Al conocer la población que el Cristo Negro había sido robado, tocaron las campanas de la iglesia y al canto de “Viva cristo rey”, los pobladores se armaron y fueron en busca de la imagen mutilada; mujeres, niños y hombres la recogieron de un montón de cenizas, sin que su cuerpo presentara muchas quemaduras. Por mientras; la cabeza sirvió por varios años como pisa papeles en la oficina del gobernador Tejeda. Los santuareños con su coraje a cuesta por los hechos y devoción por su Cristo Negro; no tardaron en reponer la cabeza del cristo por otra también de color negro, y es la que actualmente luce el cuerpo del cristo. La original fue recuperada varios años más tarde y colocada en un nicho especial en la propia nave de la iglesia; siendo venerada por los feligreses año con año cuando visitan el templo sagrado.
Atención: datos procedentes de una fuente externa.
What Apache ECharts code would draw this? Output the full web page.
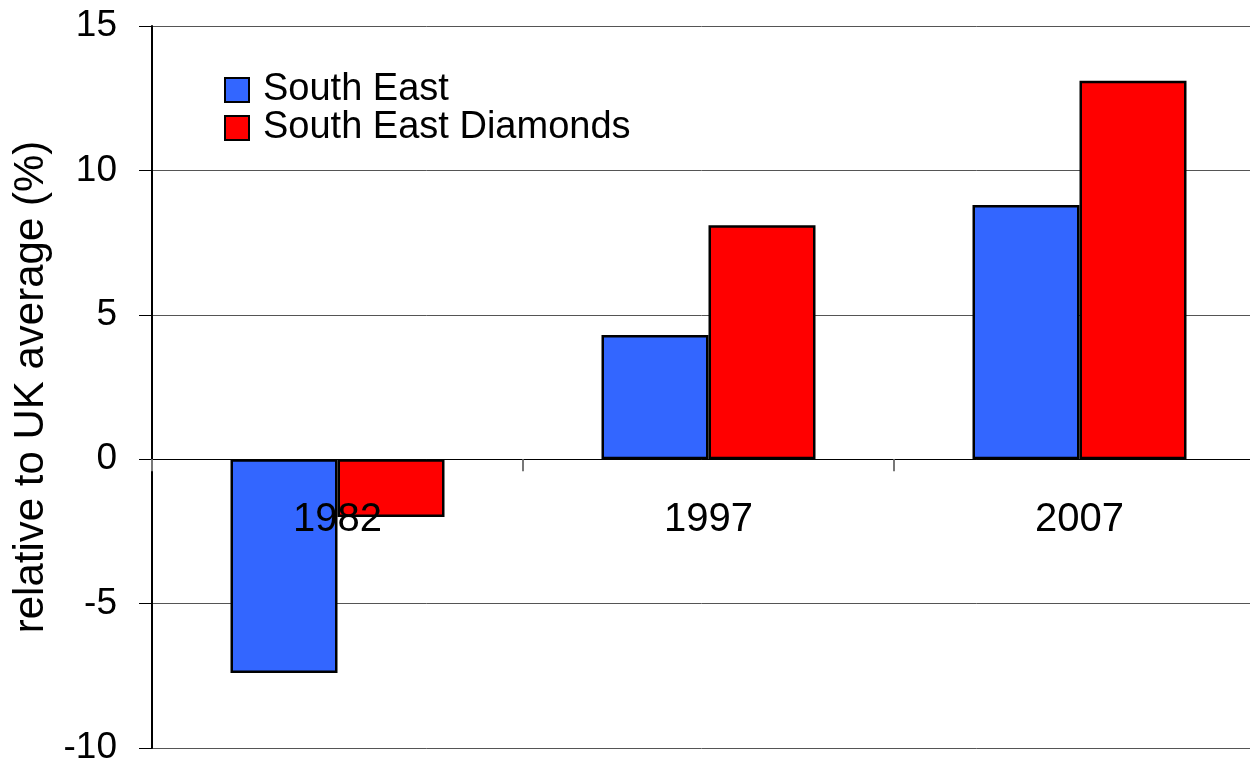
<!DOCTYPE html>
<html>
<head>
<meta charset="utf-8">
<script src="https://cdn.jsdelivr.net/npm/echarts@6/dist/echarts.min.js"></script>
<style>
html,body{margin:0;padding:0;background:#fff;}
#chart{width:1250px;height:763px;}
</style>
</head>
<body>
<div id="chart"></div>
<script>
const categories = ['1982', '1997', '2007'];
const southEast = [-7.4, 4.3, 8.8];
const southEastDiamonds = [-2.0, 8.1, 13.1];
const seriesNames = ['South East', 'South East Diamonds'];
const yTitle = 'relative to UK average (%)';
const yMin = -10, yMax = 15, yStep = 5;

const FONT = '"Liberation Sans", Arial, sans-serif';
const GRID_TOP = 26, GRID_H = 722;
// the category axis sits on the zero line of the value axis
const zeroOffset = -GRID_H * (0 - yMin) / (yMax - yMin);

const chart = echarts.init(document.getElementById('chart'));
chart.setOption({
  backgroundColor: '#ffffff',
  animation: false,
  textStyle: { fontFamily: FONT, color: '#000' },
  grid: { left: 152, top: GRID_TOP, width: 1113, height: GRID_H, containLabel: false, outerBoundsMode: 'none' },
  legend: {
    orient: 'vertical',
    left: 224,
    top: 71,
    padding: 0,
    itemWidth: 24,
    itemHeight: 24,
    itemGap: 0,
    icon: 'rect',
    textStyle: { fontSize: 38, color: '#000', fontFamily: FONT, lineHeight: 37, padding: [0, 0, 0, 9] },
    data: seriesNames
  },
  xAxis: {
    type: 'category',
    data: categories,
    position: 'bottom',
    offset: zeroOffset,
    z: 5,
    axisLine: { onZero: false, lineStyle: { color: '#000', width: 1 } },
    axisTick: { show: true, length: 12, lineStyle: { color: '#777', width: 2 } },
    axisLabel: { fontSize: 40, color: '#000', margin: 41, fontFamily: FONT },
    splitLine: { show: false }
  },
  yAxis: {
    type: 'value',
    min: yMin,
    max: yMax,
    interval: yStep,
    name: yTitle,
    nameLocation: 'middle',
    nameGap: 100,
    nameTextStyle: { fontSize: 42, color: '#000', fontFamily: FONT },
    axisLine: { show: true, lineStyle: { color: '#000', width: 2 } },
    axisTick: { show: true, inside: false, length: 13, lineStyle: { color: '#000', width: 1 } },
    axisLabel: { fontSize: 37, color: '#000', margin: 35, fontFamily: FONT },
    splitLine: { show: true, lineStyle: { color: '#555', width: 1 } }
  },
  series: [
    {
      name: seriesNames[0],
      type: 'bar',
      data: southEast,
      barWidth: 107,
      barGap: '0%',
      itemStyle: { color: '#3366FF', borderColor: '#000', borderWidth: 2.5 }
    },
    {
      name: seriesNames[1],
      type: 'bar',
      data: southEastDiamonds,
      barWidth: 107,
      barGap: '0%',
      itemStyle: { color: '#FF0000', borderColor: '#000', borderWidth: 2.5 }
    }
  ]
});
</script>
</body>
</html>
El chinanteco, el mazateco y el huichol, después de caminar kilómetros y kilómetros, con su carga de rezos; en secreto vacían esos rezos al dueño de su vida, hacedor de su existencia, al Cristo en su altar, al Jesús orando en el monte Sinaí, con Él y cerca de Él, lloran sus penas, en ellas sus raíces de seres conquistados les aguijonean su desbordada conciencia de un místico en confesión. Afuera de la parroquia, encuclillados junto a sus mujeres, se imaginan que están orando al pie del cedro o de espigados pinos en sus comunidades, lanzan alaridos al viento. Tras de ellos, sombras desdeñosas cubren sus almas con aromáticas flores del campo.